Rare Brexit Optimist Calls for Pound to Climb Back Toward $1.50
Comment of the Day

August 10 2016

Commentary by David Fuller

Rare Brexit Optimist Calls for Pound to Climb Back Toward $1.50

Here is the opening and also a latter section from this topical article from Bloomberg:

The pound trading at $1.50 may seem like a distant memory, yet a few voices see it fully recovering from the Brexit sell-off.

A weaker pound will support growth and restore balance in the U.K. economy, while the country will be able to strike a deal in exit talks with the European Union that maintains its competitiveness, said Stephen Jen, chief executive of investment company Eurizon SLJ Capital Ltd. The pound may take a couple of years to return to a pre-Brexit level, he said.

“We will not lose sight of this view,’’ said Jen, a 20-year veteran of foreign exchange markets. “The U.K. is going to perform very well outside the European Union, but this is a long term view. Brexit could be a very interesting journey for the two parties involved.”

And:

U.K. Prime Minister Theresa May will face an array of demands from EU nations in negotiating Britain’s future relationship with the bloc, according to a Bloomberg analysis of the region’s 27 other members. Jen said the City of London did not attain its status because of the U.K.’s EU membership, but for its rule of law, transparency, use of English and labor market flexibility.

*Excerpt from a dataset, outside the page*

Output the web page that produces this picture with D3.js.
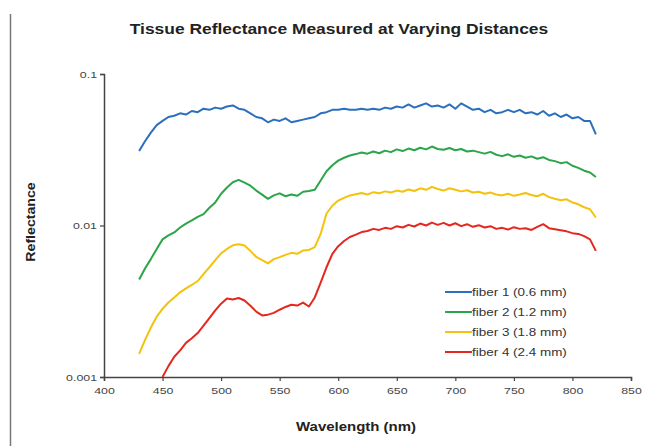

“How can Paris become a financial center if you can’t fire anyone there?” Jen said.

David Fuller's view

I will quibble with the “Rare Brexit Optimist” opening in the headline above.  There are many Brexit optimists although they recognise the need for good governance in dealing with near-term challenges of uncertainty and also assisting the UK’s long-term GDP growth potential. 

As for Sterling’s performance, it is understandably acting as a safety valve during Brexit uncertainty.  Next year and beyond, its performance will vary against other currencies in line with relative economic expectations.

Stephen Jens only compares GBP/USD in the article above.  No country wants a strong currency in a slow growth deflationary environment.  However, some countries can stand currency strength more than others.  I maintain that the Dollar Index is in a secular bull market, having ended its secular bear trend in 2008.  US investment banks are no longer the casinos of earlier years.  While the US political environment is somewhat unsettling, the economy’s comparative advantages of cheap energy and a runaway lead in many technologies underpin long-term potential for relative economic stability.  The US Treasury and Federal Reserve are trying to hold the Dollar in check, at least until the global economy is stronger.  Consequently it may be a number of years before Sterling clears $1.50 for any length of time.       

GBP/EUR is now very competitive near current levels of €1.164.  An important reason for the Euro’s strength is its role as the world’s second most liquid reserve currency.  However, this remains a headwind for  EU economies.  Therefore, GBP’s downside risk against EUR is probably limited to the possibility of a temporary overshoot due to current speculation.  Over the medium term, short covering and a stronger outlook for the UK economy could push GBP/EUR back above €1.30 well before we see GBP/USD above $1.50.  I would not expect a clearly stronger Euro until Southern European countries drop out of the single currency which then begins to resemble Deutsche Mark lite.